Apps must use Xcode’s Document Types editor to define the types of documents they can open. When Xcode builds your app, it places the document type information in your app’s information property list (Info.plist) file. When users install your app, the system uses that information to determine how to send your app the files to be opened.

Your app declares its document type as a uniform type identifier (UTI), which is a name that identifies a data format. There are two types of UTIs: system UTIs, which are predefined identifiers known to all systems, and user-defined UTIs, which are custom identifiers you can provide for your custom data formats.

The DocumentBasedApp sample has one document type for files containing plain text. Because text is a standard data format, the sample uses the public.plain-text system UTI.

The values in the Document Types editor for this sample as follows:

• Name = Plain Text

• Identifier = public.plain-text

• Class = $(PRODUCT_MODULE_NAME).Document

• Role = Editor

• Bundle = Unchecked

Name is a human-readable description of the document type, shown in the Finder when users inspect your document type. Class is the name of the NSDocument subclass that handles this document type. Because this sample edits plain-text documents, its Role for this document type is an editor. Bundle is turned off because plain-text files aren’t distributed as bundles or packages.

A UTI also specifies which file extension is used by files of this type. The public.plain-text UTI specifies extension .txt, so the document files that this sample opens or creates have the .txt extension at the end of the filename.

This sample app is a text editor, implementing a subclass of NSDocument called Document with a data model called Content.

The Content object encapsulates the document’s data into a single package. Putting all of the document’s data into a single Content object simplifies data management. For example, it’s easier to add new data elements to the document later.

The Content object contains a single attribute called contentString, which is made up of a single String.

class Content: NSObject {
    @objc dynamic var contentString = ""
    
    public init(contentString: String) {
        self.contentString = contentString
    }
    
}

Using a centralized Content object encapsulates the document’s data model into a single package. If you need to add new data elements to your data model later, you’ll also place them within the Content model. The model object is therefore responsible for encoding and decoding its content for reading and writing to disk.

This sample follows the Model–View–Controller design pattern by separating its data from the user interface. The model portion is the Content object, the view portion is document’s NSWindow plus the NSView hierarchy it contains, and the controller portion is divided among various controller objects, including your Document object. The document’s NSWindowController object and the view hierarchy of NSViewController objects descend from the window controller’s contentViewController.

When you create your Document subclass, you determine which window controller the document will use by implementing the makeWindowControllers() function. This function also sets a reference to the document object as the contentViewController‘s representedObject, allowing the user interface elements to bind the document’s data model.

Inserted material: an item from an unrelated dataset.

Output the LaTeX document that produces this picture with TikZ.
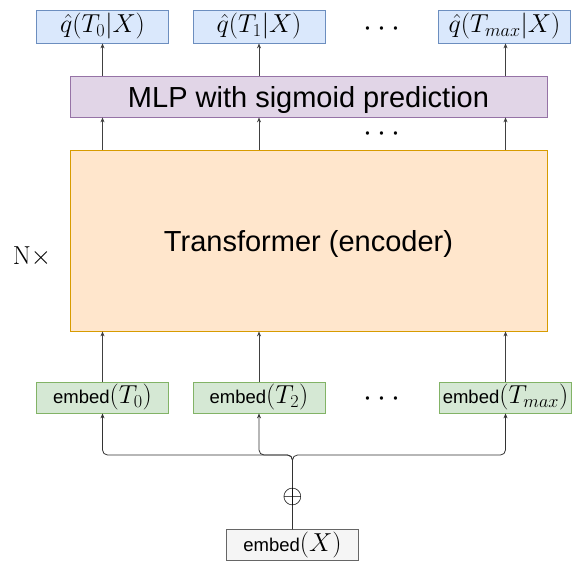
\RequirePackage{fix-cm}
\documentclass[tikz,border=0pt]{standalone}
\usepackage{fontspec}
\setsansfont{Liberation Sans}
\usetikzlibrary{arrows.meta}
\definecolor{bluefill}{HTML}{DAE8FC}
\definecolor{blueline}{HTML}{6C8EBF}
\definecolor{purpfill}{HTML}{E1D5E7}
\definecolor{purpline}{HTML}{9673A6}
\definecolor{orfill}{HTML}{FFE6CC}
\definecolor{orline}{HTML}{D79B00}
\definecolor{grfill}{HTML}{D5E8D4}
\definecolor{grline}{HTML}{82B366}
\definecolor{gyfill}{HTML}{F5F5F5}
\definecolor{gyline}{HTML}{666666}
\newcommand{\mfs}{\fontsize{26}{28}\selectfont}
\newcommand{\dfs}{\fontsize{32}{34}\selectfont}
\newcommand{\efs}{\fontsize{18.5}{20}\selectfont\sffamily}
\newcommand{\bfsz}{\fontsize{29}{31}\selectfont\sffamily}
\tikzset{
  box/.style={draw, line width=0.8pt, inner sep=0pt, minimum width=132pt, anchor=center},
  qbox/.style={box, fill=bluefill, draw=blueline, minimum height=33pt, font=\mfs},
  ebox/.style={box, fill=grfill, draw=grline, minimum height=31pt},
  xbox/.style={box, fill=gyfill, draw=gyline, minimum height=31pt},
  bigbox/.style={line width=0.8pt, minimum width=477pt, inner sep=0pt, font=\bfsz, text depth=0pt},
  arr/.style={draw=black!75, line width=0.8pt, -{Stealth[length=5pt,width=4pt]}},
  bus/.style={draw=black!80, line width=0.8pt, rounded corners=5pt, -{Stealth[length=5pt,width=4pt]}},
}
\begin{document}
\begin{tikzpicture}[x=1pt,y=-1pt]
\useasboundingbox (0,0) rectangle (573,561);
% top output boxes
\node[qbox] (q0) at (102.5,26.5) {$\hat q(T_0|X)$};
\node[qbox] (q1) at (259,26.5) {$\hat q(T_1|X)$};
\node[qbox] (q2) at (504.5,26.5) {$\hat q(T_{max}|X)$};
\node[font=\dfs] (d1) at (382,29) {$\cdots$};
% MLP
\node[bigbox, draw=purpline, fill=purpfill, minimum height=41pt] (mlp) at (308.5,96.5) {MLP with sigmoid prediction};
\node[font=\dfs] (d2) at (382,134) {$\cdots$};
% transformer
\node[bigbox, draw=orline, fill=orfill, minimum height=181pt] (tr) at (308.5,240.5) {Transformer (encoder)};
\node[font=\mfs] (nx) at (32,257) {N$\times$};
% embed boxes
\node[ebox] (e0) at (102.5,397.5) {\efs embed{\mfs$(T_0)$}};
\node[ebox] (e1) at (259,397.5) {\efs embed{\mfs$(T_2)$}};
\node[ebox] (e2) at (505.5,397.5) {\efs embed{\mfs$(T_{max})$}};
\node[font=\dfs] (d3) at (382,399) {$\cdots$};
% input
\node[xbox] (ex) at (292.5,545) {\efs embed{\mfs$(X)$}};
\coordinate (j) at (292.5,455);
% arrows up
\draw[arr] (e0.north) -- (tr.south -| e0.north);
\draw[arr] (e1.north) -- (tr.south -| e1.north);
\draw[arr] (e2.north) -- (tr.south -| e2.north);
\draw[arr] (tr.north -| q0.south) -- (mlp.south -| q0.south);
\draw[arr] (tr.north -| q1.south) -- (mlp.south -| q1.south);
\draw[arr] (tr.north -| e2.north) -- (mlp.south -| e2.north);
\draw[arr] (mlp.north -| q0.south) -- (q0.south);
\draw[arr] (mlp.north -| q1.south) -- (q1.south);
\draw[arr] (mlp.north -| e2.north) -- (q2.south -| e2.north);
% bus
\draw[bus] (ex.north) -- (j) -| (e0.south);
\draw[bus] (ex.north) -- (j) -| (e1.south);
\draw[bus] (ex.north) -- (j) -| (e2.south);
\node[font=\mfs, inner sep=0pt] (op) at (292.5,497) {$\oplus$};
\end{tikzpicture}
\end{document}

Hence the user interface elements get their values through the representedObject.

override func makeWindowControllers() {
    // Returns the storyboard that contains your document window.
    let storyboard = NSStoryboard(name: NSStoryboard.Name("Main"), bundle: nil)
    if let windowController =
        storyboard.instantiateController(
            withIdentifier: NSStoryboard.SceneIdentifier("Document Window Controller")) as? NSWindowController {
        addWindowController(windowController)
        
        // Set the view controller's represented object as your document.
        if let contentVC = windowController.contentViewController as? ViewController {
            contentVC.representedObject = content
            contentViewController = contentVC
        }
    }
}

When you organize the user interface into groups of view controllers called child view controllers, NSViewController passes down its representedObject to all of its children.

override var representedObject: Any? {
    didSet {
        // Pass down the represented object to all of the child view controllers.
        for child in children {
            child.representedObject = representedObject
        }
    }
}

As a result, the NSTextView containing the plain text is bound to the document’s data model using Cocoa Bindings to keep the text view’s data in sync with the data model. The Value binding of the NSTextView is set to the following key path of its view controller:

representedObject.contentString

At runtime, the Document calls read(from:ofType:) function to read in the data of a specified type from a file. This overridden function ignores the typeName parameter because this sample handles documents of a single known type.

override func read(from data: Data, ofType typeName: String) throws {
    content.read(from: data)
}

At runtime, the Document calls data(ofType:) function to write the plain text to a file. This overridden function ignores the typeName parameter because this sample handles documents of a single known type.

override func data(ofType typeName: String) throws -> Data {
    return content.data()!
}